Electric Glue Can Set Anywhere

An adhesive with its hardness controlled by electricity can be used underwater, or in human tissue.

2 min read
A man with a goatee wearing a white lab coat and safety glasses holds up a small vial filled with a yellow-green liquid.
Terry Steele led the group at NTU Singapore that developed the electrically controlled glue
Photo: NTU Singapore

Glue is playing an increasingly important role in manufacturing and technology—for example, in cars and airplanes, new and lighter materials, such as carbon composites and plastics are now an important constituant. And with such material, instead of bolts, screws and welds to hold things together, manufacturers are increasingly using high-quality glues.

The glues most of us are familier with are hardened and become adhesive by chemical means.  For example superglue hardens due to a chemical interaction with the water vapour in air.  Other ways glues rely on chemical changes induced by heat or  light.  However, these glues usually  don't work in wet environments:  Superglue will preferentially stick to water molecules instead of solid surfaces, for example.

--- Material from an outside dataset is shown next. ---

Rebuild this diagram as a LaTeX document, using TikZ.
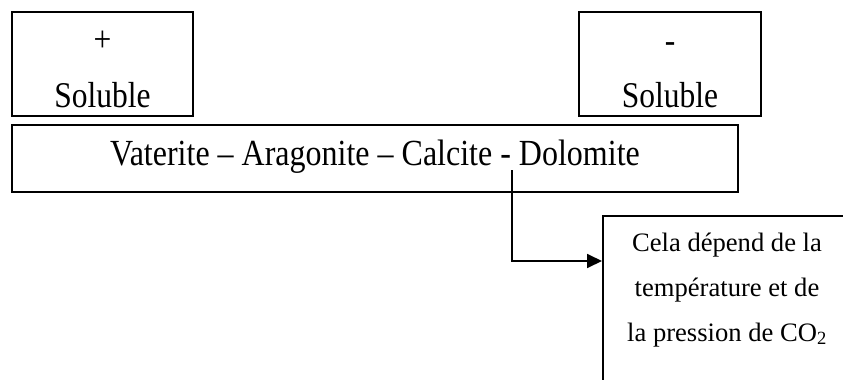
\documentclass[tikz,border=0pt]{standalone}
\usepackage{fontspec}
\usepackage{graphicx}
\setmainfont{Liberation Serif}
\usetikzlibrary{arrows.meta}

% large labels are set taller than wide
\newcommand{\tallish}[1]{\scalebox{1}[1.15]{#1}}

\tikzset{
  frame/.style={draw=black, line width=1.8pt, inner sep=0pt},
  bigtext/.style={font=\fontsize{31.5}{40}\selectfont, inner sep=0pt, anchor=base},
  maintext/.style={font=\fontsize{32}{40}\selectfont, inner sep=0pt, anchor=base},
  smalltext/.style={font=\fontsize{26.6}{32}\selectfont, inner sep=0pt, anchor=base},
  link/.style={draw=black, line width=1.8pt, -{Triangle[length=15pt,width=14pt]}}
}

\begin{document}
\begin{tikzpicture}[x=1pt, y=-1pt]
  \clip (0,0) rectangle (843,380);
  \fill[white] (0,0) rectangle (843,380);

  % solubility boxes
  \node[frame, minimum width=181pt, minimum height=104pt] (more) at (102.5,64) {};
  \node[bigtext] (plus) at (102.5,51) {\tallish{+}};
  \node[bigtext] (solA) at (102.5,107) {\tallish{Soluble}};

  \node[frame, minimum width=182pt, minimum height=104pt] (less) at (670,64) {};
  \node[bigtext] (minus) at (670,52) {\tallish{-}};
  \node[bigtext] (solB) at (670,107) {\tallish{Soluble}};

  % mineral sequence
  \node[frame, minimum width=726pt, minimum height=67pt] (main) at (375,158.5) {};
  \node[maintext] (seq) at (375,165)
    {\tallish{Vaterite – Aragonite – Calcite - Dolomite}};

  % note box running off the page
  \node[frame, anchor=north west, minimum width=250pt, minimum height=220pt] (note) at (602,215) {};
  \node[smalltext] (noteA) at (727,251) {Cela dépend de la};
  \node[smalltext] (noteB) at (727,296) {température et de};
  \node[smalltext] (noteC) at (727,341) {la pression de CO\textsubscript{2}};

  % connector
  \coordinate (start) at (512,170);
  \draw[link] (start) |- ([yshift=-46pt]note.north west);
\end{tikzpicture}
\end{document}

Now a research group led by chemist Terry Steele at Nanyang Technological University (NTU) in Singapore has developed a glue that  hardens when a low voltage is applied to it.  They recently reported their research with the new adhesive, nicknamed “Voltaglue,” in Nature Communications.

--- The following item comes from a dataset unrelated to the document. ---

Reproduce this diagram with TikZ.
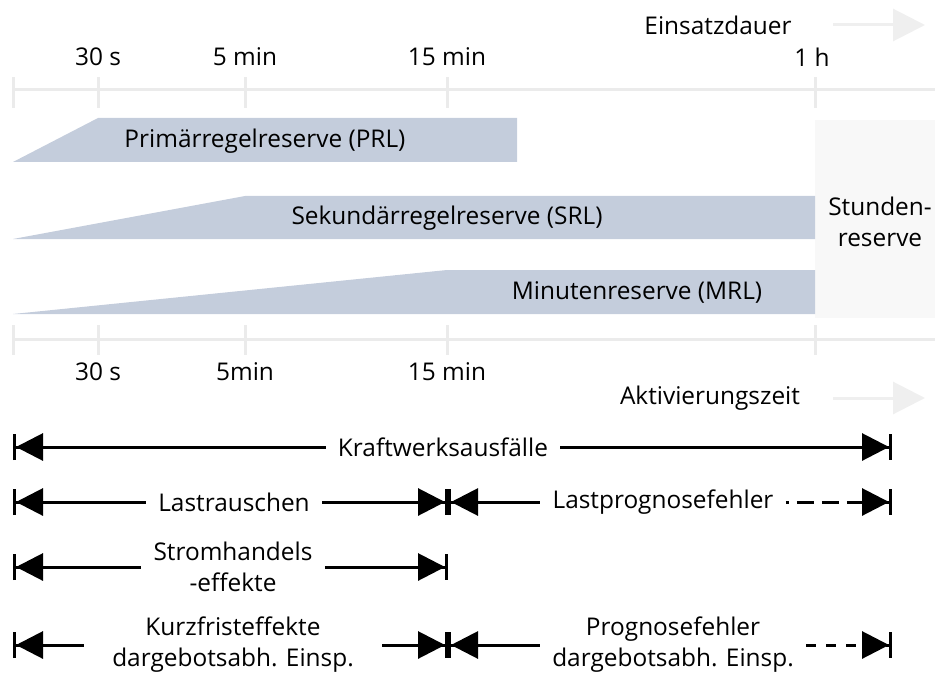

“We had to find a way to make glue which cures (hardens) when we want it to without being affected by environmental conditions, so electricity was the best approach for us. The hardness of our glue can be adjusted by the amount of time we apply a voltage to it, which we call electrocuring,” says Steele in a NTU press release.

Steele cited two applications that highlighted the advantage of a glue whose hardness was easily adjustable: joining materials immersed in water or replacing sutures during surgery in human tissue. “For example, if we are gluing metal panels underwater, we want it hard enough to stick for a long time. However, for medical applications we want the glue to be more rubber-like so it wouldn’t cause any damage to the surrounding soft tissues,”  Steele also says  in the press release

The glue consists of a layer of hydrogel, a water based gel into which are dissolved carbon molecules called carbenes that are attached to plastic dendrimers, which are typically spherical large molecules.  Using electrodes to apply two volts across the glue causes the carbenes to start bonding with other dendrimers and nearby surfaces.  Once the voltage is removed, the bonding activity stops. 

The researchers have patented Voltaglue through NTUitive, NTU's innovation and enterprise company.

The new glue may also make recycling easier.  Cars could be designed in such a way that their components could become unglued and so more easily dissassembled.  Steele and his colleagues are now researching ways to make the action of the glue reversible by, for example, changing the polarity of the applied voltage.